There's a reason this app is called iPhoto and not Aperture, though, and it's the level of editing features. There are plenty of ways to edit your photos, from controlling white balance and saturation to adding various filters and effects, but they're all pretty heavy-handed and don't offer a lot of fine-tuned editing power. For brightening up a photo or correcting horizon lines — two things the Auto-Enhance tool also does pretty well — iPhoto works great, but this is certainly not the app for the picky photographer. Whether we were slightly tweaking the saturation on a person's face or completely inverting all the photo's colors, the app was really easy and really fast, but most effects are relatively all-or-nothing. The brushes are the most detailed of the tools, letting you brighten or saturate even really small parts of a photo — though the skeumorphic effect is a little much. Nearly everything is intuitive and fast, and fortunately you're always only a tap away from undoing your last change or even going all the way back.

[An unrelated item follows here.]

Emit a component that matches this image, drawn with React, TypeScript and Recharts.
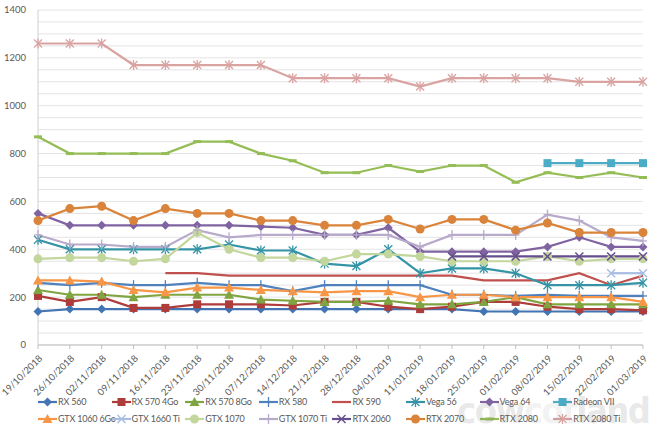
import React from 'react';
import { LineChart, Line, XAxis, YAxis, CartesianGrid, Legend } from 'recharts';

const dates = [
  '19/10/2018', '26/10/2018', '02/11/2018', '09/11/2018', '16/11/2018',
  '23/11/2018', '30/11/2018', '07/12/2018', '14/12/2018', '21/12/2018',
  '28/12/2018', '04/01/2019', '11/01/2019', '18/01/2019', '25/01/2019',
  '01/02/2019', '08/02/2019', '15/02/2019', '22/02/2019', '01/03/2019',
];

const yTicks = [
  0, 50, 100, 150, 200, 250, 300, 350, 400, 450, 500, 550, 600, 650, 700,
  750, 800, 850, 900, 950, 1000, 1050, 1100, 1150, 1200, 1250, 1300, 1350, 1400,
];

const rx560 = [140, 150, 150, 150, 150, 150, 150, 150, 150, 150, 150, 150, 150, 150, 140, 140, 140, 140, 140, 140];
const rx570_4 = [205, 180, 200, 155, 155, 170, 170, 170, 165, 180, 180, 160, 150, 160, 180, 180, 160, 150, 150, 145];
const rx570_8 = [230, 210, 210, 200, 210, 210, 210, 190, 185, 180, 180, 185, 170, 170, 180, 200, 170, 170, 170, 170];
const rx580 = [260, 250, 260, 250, 250, 260, 250, 250, 225, 250, 250, 250, 250, 210, 210, 205, 210, 205, 205, 205];
const rx590 = [null, null, null, null, 300, 300, 290, 290, 290, 290, 290, 290, 290, 290, 270, 270, 270, 300, 250, 290];
const vega56 = [440, 400, 400, 400, 400, 400, 420, 395, 395, 340, 330, 400, 300, 320, 320, 300, 250, 250, 250, 260];
const vega64 = [550, 500, 500, 500, 500, 500, 500, 495, 490, 460, 460, 490, 390, 390, 390, 390, 410, 450, 410, 410];
const radeon7 = [null, null, null, null, null, null, null, null, null, null, null, null, null, null, null, null, 760, 760, 760, 760];
const gtx1060 = [270, 270, 265, 230, 220, 240, 240, 230, 225, 220, 225, 225, 200, 210, 210, 200, 200, 200, 200, 180];
const gtx1660ti = [null, null, null, null, null, null, null, null, null, null, null, null, null, null, null, null, null, null, 300, 300];
const gtx1070 = [360, 365, 365, 350, 360, 470, 400, 365, 365, 350, 380, 380, 370, 350, 350, 350, 370, 350, 360, 360];
const gtx1070ti = [460, 420, 420, 410, 410, 480, 450, 460, 460, 460, 460, 460, 410, 460, 460, 460, 545, 520, 450, 435];
const rtx2060 = [null, null, null, null, null, null, null, null, null, null, null, null, null, 370, 370, 370, 370, 370, 370, 370];
const rtx2070 = [520, 570, 580, 520, 570, 550, 550, 520, 520, 500, 500, 525, 485, 525, 525, 480, 510, 470, 470, 470];
const rtx2080 = [870, 800, 800, 800, 800, 850, 850, 800, 770, 720, 720, 750, 725, 750, 750, 680, 720, 700, 720, 700];
const rtx2080ti = [1260, 1260, 1260, 1170, 1170, 1170, 1170, 1170, 1115, 1115, 1115, 1115, 1080, 1115, 1115, 1115, 1115, 1100, 1100, 1100];

type Shape = 'diamond' | 'square' | 'triangle' | 'plus' | 'x' | 'star' | 'circle' | 'dash' | 'none';

const series: { key: string; name: string; values: (number | null)[]; color: string; shape: Shape }[] = [
  { key: 'rx560', name: 'RX 560', values: rx560, color: '#4374B3', shape: 'diamond' },
  { key: 'rx570_4', name: 'RX 570 4Go', values: rx570_4, color: '#AE3C3A', shape: 'square' },
  { key: 'rx570_8', name: 'RX 570 8Go', values: rx570_8, color: '#7FA541', shape: 'triangle' },
  { key: 'rx580', name: 'RX 580', values: rx580, color: '#4F81BD', shape: 'plus' },
  { key: 'rx590', name: 'RX 590', values: rx590, color: '#C0504D', shape: 'none' },
  { key: 'vega56', name: 'Vega 56', values: vega56, color: '#3494A6', shape: 'star' },
  { key: 'vega64', name: 'Vega 64', values: vega64, color: '#8064A2', shape: 'diamond' },
  { key: 'radeon7', name: 'Radeon VII', values: radeon7, color: '#4BACC6', shape: 'square' },
  { key: 'gtx1060', name: 'GTX 1060 6Go', values: gtx1060, color: '#F79646', shape: 'triangle' },
  { key: 'gtx1660ti', name: 'GTX 1660 Ti', values: gtx1660ti, color: '#A7BDE2', shape: 'x' },
  { key: 'gtx1070', name: 'GTX 1070', values: gtx1070, color: '#C3D69B', shape: 'circle' },
  { key: 'gtx1070ti', name: 'GTX 1070 Ti', values: gtx1070ti, color: '#B8AACB', shape: 'plus' },
  { key: 'rtx2060', name: 'RTX 2060', values: rtx2060, color: '#654E8C', shape: 'x' },
  { key: 'rtx2070', name: 'RTX 2070', values: rtx2070, color: '#D9843A', shape: 'circle' },
  { key: 'rtx2080', name: 'RTX 2080', values: rtx2080, color: '#95BD55', shape: 'dash' },
  { key: 'rtx2080ti', name: 'RTX 2080 Ti', values: rtx2080ti, color: '#D9A3A1', shape: 'star' },
];

const data = dates.map((d, i) => {
  const row: Record<string, any> = { date: d };
  series.forEach((s) => { row[s.key] = s.values[i]; });
  return row;
});

function Marker({ cx, cy, shape, color }: { cx: number; cy: number; shape: Shape; color: string }) {
  switch (shape) {
    case 'diamond':
      return <polygon points={`${cx},${cy - 4.5} ${cx + 4.5},${cy} ${cx},${cy + 4.5} ${cx - 4.5},${cy}`} fill={color} />;
    case 'square':
      return <rect x={cx - 4} y={cy - 4} width={8} height={8} fill={color} />;
    case 'triangle':
      return <polygon points={`${cx},${cy - 5} ${cx + 5},${cy + 4} ${cx - 5},${cy + 4}`} fill={color} />;
    case 'plus':
      return (
        <g stroke={color} strokeWidth={1.3}>
          <line x1={cx - 4} y1={cy} x2={cx + 4} y2={cy} />
          <line x1={cx} y1={cy - 5} x2={cx} y2={cy + 5} />
        </g>
      );
    case 'x':
      return (
        <g stroke={color} strokeWidth={1.5}>
          <line x1={cx - 4} y1={cy - 4} x2={cx + 4} y2={cy + 4} />
          <line x1={cx - 4} y1={cy + 4} x2={cx + 4} y2={cy - 4} />
        </g>
      );
    case 'star':
      return (
        <g stroke={color} strokeWidth={1.3}>
          <line x1={cx - 4} y1={cy - 4} x2={cx + 4} y2={cy + 4} />
          <line x1={cx - 4} y1={cy + 4} x2={cx + 4} y2={cy - 4} />
          <line x1={cx} y1={cy - 5} x2={cx} y2={cy + 5} />
        </g>
      );
    case 'circle':
      return <circle cx={cx} cy={cy} r={4.5} fill={color} />;
    case 'dash':
      return <line x1={cx - 4} y1={cy} x2={cx + 4} y2={cy} stroke={color} strokeWidth={3} />;
    default:
      return null;
  }
}

const makeDot = (shape: Shape, color: string) => (props: any) => {
  const { cx, cy, index, value } = props;
  if (cx == null || cy == null || value == null || shape === 'none') {
    return <g key={`d-${index}`} />;
  }
  return (
    <g key={`d-${index}`}>
      <Marker cx={cx} cy={cy} shape={shape} color={color} />
    </g>
  );
};

const DateTick = ({ x, y, payload }: any) => (
  <text
    transform={`translate(${x + 5},${y + 8}) rotate(-45)`}
    textAnchor="end"
    fontSize={9.5}
    fill="#595959"
    fontFamily="Lato, 'Open Sans', sans-serif"
  >
    {payload.value}
  </text>
);

const LegendContent = () => (
  <div style={{ display: 'flex', flexWrap: 'wrap', width: 600, marginTop: -2 }}>
    {series.map((s) => (
      <div key={s.key} style={{ width: 73.6, height: 17, display: 'flex', alignItems: 'center' }}>
        <svg width={19} height={12} style={{ flex: 'none' }}>
          <line x1={0} y1={6} x2={19} y2={6} stroke={s.color} strokeWidth={2.2} />
          <Marker cx={9.5} cy={6} shape={s.shape} color={s.color} />
        </svg>
        <span style={{ fontSize: 9, color: '#595959', whiteSpace: 'nowrap', marginLeft: 1, letterSpacing: -0.2 }}>
          {s.name}
        </span>
      </div>
    ))}
  </div>
);

export default function App() {
  return (
    <div
      style={{
        position: 'absolute', left: 0, top: 0, width: 660, height: 431, background: '#fff',
        fontFamily: "Lato, 'Open Sans', sans-serif", overflow: 'hidden',
      }}
    >
      <LineChart width={660} height={431} data={data} margin={{ top: 10, right: 17, left: 0, bottom: 0 }}>
        <CartesianGrid vertical={false} stroke="#E4E4E4" />
        <XAxis
          dataKey="date"
          interval={0}
          height={50}
          tick={<DateTick />}
          axisLine={{ stroke: '#BFBFBF' }}
          tickLine={{ stroke: '#BFBFBF' }}
          tickSize={4}
        />
        <YAxis
          width={38}
          domain={[0, 1400]}
          ticks={yTicks}
          interval={0}
          tickFormatter={(v: number) => (v % 200 === 0 ? String(v) : '')}
          tick={{ fontSize: 9.5, fill: '#595959' }}
          axisLine={{ stroke: '#D0D0D0' }}
          tickLine={false}
          tickMargin={6}
        />
        <Legend
          verticalAlign="bottom"
          content={<LegendContent />}
          wrapperStyle={{ left: 38, width: 600, height: 36 }}
        />
        {series.map((s) => (
          <Line
            key={s.key}
            type="linear"
            dataKey={s.key}
            name={s.name}
            stroke={s.color}
            strokeWidth={2.2}
            dot={makeDot(s.shape, s.color)}
            activeDot={false}
            isAnimationActive={false}
            connectNulls={false}
          />
        ))}
      </LineChart>
      <div
        style={{
          position: 'absolute', left: 457, top: 393, fontSize: 36, fontWeight: 700,
          fontFamily: "'DejaVu Sans Condensed', 'DejaVu Sans', sans-serif",
          color: 'rgba(120,120,120,0.18)', letterSpacing: -1.5, pointerEvents: 'none', lineHeight: '36px',
          whiteSpace: 'nowrap',
        }}
      >
        cow<span style={{ color: 'rgba(120,120,120,0.1)' }}>cot</span>land
      </div>
    </div>
  );
}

Sharing is the real strength of iPhoto for OS X, and it extends to the iOS app too. You can share a photo, album, or selection of photos to a number of different sites, like Flickr, Twitter, and Facebook, or just email or print. The Facebook sharing is surprisingly robust for Apple's iOS apps — you can upload a photo to any of your existing albums, and you get a list to choose from every time. If you've got another iPhone or iPad running iOS 5.1, you can also send pictures directly between devices using Beam, though we had some trouble getting it to work.

Along with the huge spec bump in the new iPad's camera, iPhoto for iOS could help the new tablet be the first we don't hate taking pictures with, and it's a nice addition to the iPhone as well. It's out now in the App Store, for $4.99 — though you'll need an iPhone 4 or later or iPad 2 or later to use it.